An ISA student at Bruguera’s house described a meeting she attended in which they were shown photographs of the artist with the dissident group Damas en Blanco as evidence that she was consorting with the enemy. Bruguera does not deny meeting with the Damas en Blanco who she describes as “courageous.” One of the Damas was even in attendance at the gathering at her home, but she insists that meeting with someone does not mean she herself is a dissident. The government sponsored meetings have been designed to isolate Bruguera, depict her as an egomaniacal opportunist and counter-revolutionary. From the many conversations I have had with ISA students and faculty, the campaign appears to be working.
Bruguera has found herself embroiled in a Kafkaesque drama, a performance that she started but which seems to have no end. Given the leading role the Cuba government has played in this performance, one wonders if they should have some of the authorial rights when the piece is eventually sold to a museum.

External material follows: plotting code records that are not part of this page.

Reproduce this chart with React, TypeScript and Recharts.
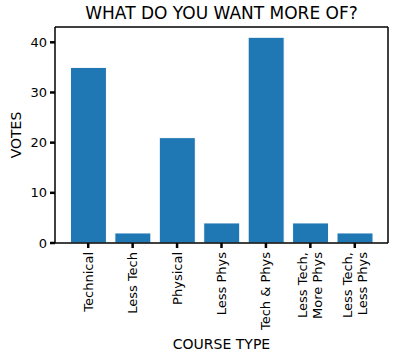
import React from "react";
import { BarChart, Bar, XAxis, YAxis, CartesianGrid } from "recharts";

const categories = [
  "Technical",
  "Less Tech",
  "Physical",
  "Less Phys",
  "Tech & Phys",
  "Less Tech,\nMore Phys",
  "Less Tech,\nLess Phys",
];
const votes = [35, 2, 21, 4, 41, 4, 2];
const yTicks = [0, 10, 20, 30, 40];

const data = categories.map((c, i) => ({ name: c, votes: votes[i] }));

const FONT = "'DejaVu Sans', 'Open Sans', sans-serif";

const XTick = (props: any) => {
  const { x, y, payload } = props;
  const lines = String(payload.value).split("\n");
  const lh = 15;
  const start = -((lines.length - 1) * lh) / 2;
  return (
    <g transform={`translate(${x},${y})`}>
      <text
        transform="rotate(-90)"
        textAnchor="end"
        fontSize={13}
        fontFamily={FONT}
        fill="#000"
      >
        {lines.map((l, i) => (
          <tspan key={i} x={0} y={start + i * lh} dy="0.35em">
            {l}
          </tspan>
        ))}
      </text>
    </g>
  );
};

export default function App() {
  return (
    <div
      style={{
        position: "absolute",
        left: 0,
        top: 0,
        width: 396,
        height: 361,
        background: "#fff",
        fontFamily: FONT,
      }}
    >
      <div
        style={{
          position: "absolute",
          left: 55,
          width: 333,
          top: 3,
          textAlign: "center",
          fontSize: 17,
          color: "#000",
        }}
      >
        WHAT DO YOU WANT MORE OF?
      </div>
      <div
        style={{
          position: "absolute",
          left: 16,
          top: 135,
          transform: "translate(-50%,-50%) rotate(-90deg)",
          fontSize: 14,
          whiteSpace: "nowrap",
        }}
      >
        VOTES
      </div>
      <div
        style={{
          position: "absolute",
          left: 55,
          width: 333,
          top: 336,
          textAlign: "center",
          fontSize: 14,
        }}
      >
        COURSE TYPE
      </div>
      <BarChart
        width={396}
        height={361}
        data={data}
        margin={{ top: 27, right: 8, bottom: 18, left: 15 }}
        barCategoryGap="10%"
      >
        <CartesianGrid
          stroke="#000"
          strokeWidth={1.5}
          horizontalCoordinatesGenerator={(p: any) => [p.offset.top]}
          verticalCoordinatesGenerator={(p: any) => [p.offset.left + p.offset.width]}
        />
        <XAxis
          dataKey="name"
          interval={0}
          height={100}
          padding={{ left: 11, right: 11 }}
          axisLine={{ stroke: "#000", strokeWidth: 1.5 }}
          tickLine={{ stroke: "#000", strokeWidth: 2.5 }}
          tickSize={5}
          tickMargin={4}
          tick={<XTick />}
        />
        <YAxis
          domain={[0, 43.05]}
          ticks={yTicks}
          width={40}
          allowDataOverflow
          axisLine={{ stroke: "#000", strokeWidth: 1.5 }}
          tickLine={{ stroke: "#000", strokeWidth: 2.5 }}
          tickSize={5}
          tickMargin={3}
          tick={{ fill: "#000", fontSize: 13, fontFamily: FONT }}
        />
        <Bar
          dataKey="votes"
          fill="#1f77b4"
          stroke="#ffffff"
          strokeWidth={1}
          isAnimationActive={false}
        />
      </BarChart>
    </div>
  );
}
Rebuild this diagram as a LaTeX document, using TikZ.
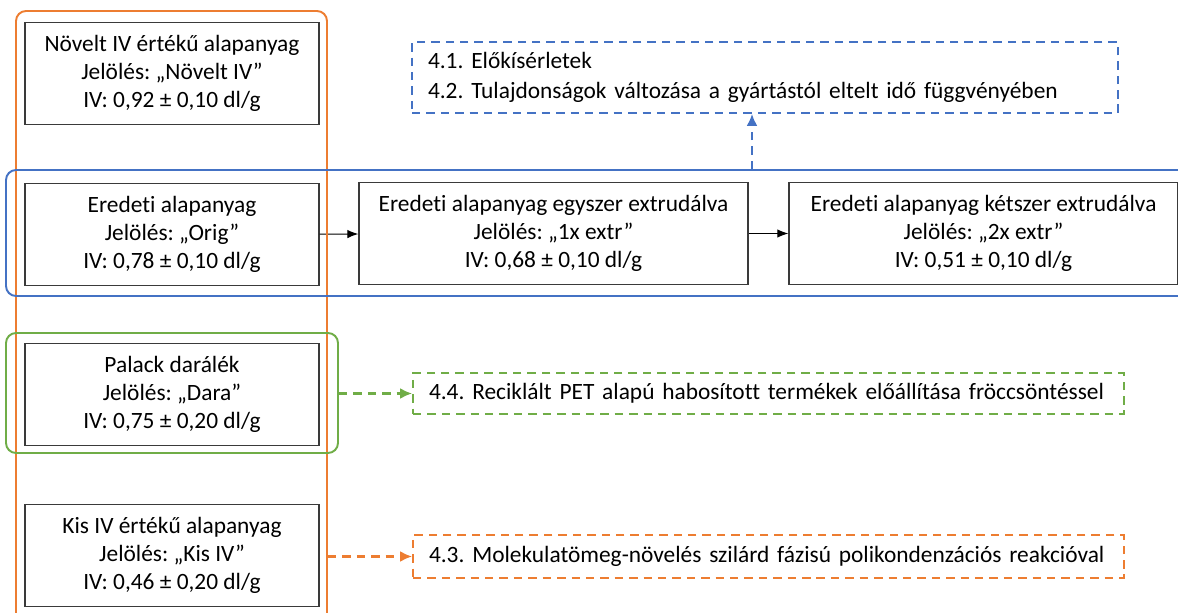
\documentclass[tikz,border=0pt]{standalone}
\usepackage{fontspec}
\setmainfont{Carlito}[Ligatures=NoCommon]
\usetikzlibrary{arrows.meta,calc,positioning}
\definecolor{narancs}{HTML}{ED7D31}
\definecolor{kek}{HTML}{4472C4}
\definecolor{zold}{HTML}{70AD47}
\definecolor{keret}{HTML}{3A3A3A}
\frenchspacing

\begin{document}
\begin{tikzpicture}[x=1cm,y=1cm,>=Latex,
    font=\fontsize{13.3}{15.9}\selectfont,
    anyag/.style={draw=keret,line width=0.75pt,fill=white,minimum height=2.04cm,align=center,inner sep=0pt},
    csoport/.style={draw=#1,line width=1.1pt,rounded corners=0.2cm,inner sep=0pt},
    fejezet/.style={draw=#1,line width=1.1pt,dash pattern=on 4.8pt off 3.4pt,inner xsep=0.32cm,inner ysep=0pt,align=left},
    nyil/.style={->,line width=0.6pt,>={Latex[length=2.2mm,width=1.7mm]}},
    szaggatott/.style={->,draw=#1,line width=1.2pt,dash pattern=on 4.8pt off 3.4pt,>={Latex[length=2.4mm,width=2.2mm]}}]
  \clip (0,0) rectangle (23.56,12.24);
  \node[anyag,minimum width=5.88cm] (novelt) at (3.44,10.77) {Növelt IV értékű alapanyag\\Jelölés: „Növelt IV”\\IV: 0,92 ± 0,10 dl/g};
  \node[anyag,minimum width=5.88cm] (orig) at (3.44,7.55) {Eredeti alapanyag\\Jelölés: „Orig”\\IV: 0,78 ± 0,10 dl/g};
  \node[anyag,minimum width=7.78cm] (egyszer) at (11.07,7.57) {Eredeti alapanyag egyszer extrudálva\\Jelölés: „1x extr”\\IV: 0,68 ± 0,10 dl/g};
  \node[anyag,minimum width=7.78cm] (ketszer) at (19.67,7.57) {Eredeti alapanyag kétszer extrudálva\\Jelölés: „2x extr”\\IV: 0,51 ± 0,10 dl/g};
  \node[anyag,minimum width=5.88cm] (dara) at (3.44,4.35) {Palack darálék\\Jelölés: „Dara”\\IV: 0,75 ± 0,20 dl/g};
  \node[anyag,minimum width=5.88cm] (kisiv) at (3.44,1.13) {Kis IV értékű alapanyag\\Jelölés: „Kis IV”\\IV: 0,46 ± 0,20 dl/g};
  \node[fejezet=kek,text width=13.48cm,minimum height=1.42cm] (elok) at (15.30,10.69) {4.1. Előkísérletek\\[1pt]4.2. Tulajdonságok változása a gyártástól eltelt idő függvényében};
  \node[fejezet=zold,text width=13.58cm,minimum height=0.82cm] (hab) at (15.37,4.37) {4.4. Reciklált PET alapú habosított termékek előállítása fröccsöntéssel};
  \node[fejezet=narancs,text width=13.58cm,minimum height=0.86cm] (molekula) at (15.37,1.11) {4.3. Molekulatömeg-növelés szilárd fázisú polikondenzációs reakcióval};
  \draw[nyil] (orig) -- (egyszer);
  \draw[nyil] (egyszer) -- (ketszer);
  % csoportkeretek
  \node[csoport=narancs,minimum width=6.22cm,minimum height=12.38cm] (narancskeret) at (3.43,5.83) {};
  \node[csoport=kek,minimum width=23.88cm,minimum height=2.52cm] (kekkeret) at (12.06,7.58) {};
  \node[csoport=zold,minimum width=6.64cm,minimum height=2.40cm] (zoldkeret) at (3.44,4.38) {};
  \coordinate (elokbe) at ([xshift=-0.26cm]elok.south);
  \draw[szaggatott=kek] (kekkeret.north -| elokbe) -- (elokbe);
  \draw[szaggatott=zold] (zoldkeret.east |- hab.west) -- (hab.west);
  \draw[szaggatott=narancs] (narancskeret.east |- molekula.west) -- (molekula.west);
\end{tikzpicture}
\end{document}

Since Cuban authorities hold her passport, she may be unable to attend the upcoming Venice Biennial in spite of being the only Cuban invited to participate.
The government has already delayed her case for 60 days and it can continue to do so for another six months, leaving the artist in legal purgatory. Meanwhile she has been unable to find a lawyer because all lawyers on the island work for the state. Bruguera has been using her time to study the Cuban constitution and criminal law, which sat on the desk in two thick binders with brightly colored tape flags sitting in front of her as she spoke.
The question of who has the right to public space has been the central issue from Tiananmen Square to Occupy Wall St. to the Umbrella Movement in Hong Kong to Bruguera’s aborted performance. Although liberal democracies in France and the United States like to claim that they hold free speech sacrosanct, if you cross some line in a comedy club in Paris or on an American university campus, the guardians of propriety and civility come down hard.
Cuba is no exception, except in Cuba the state controls almost everything. As Bruguera put it, “artists are confined to art spaces, and the Revolution controls the rest.”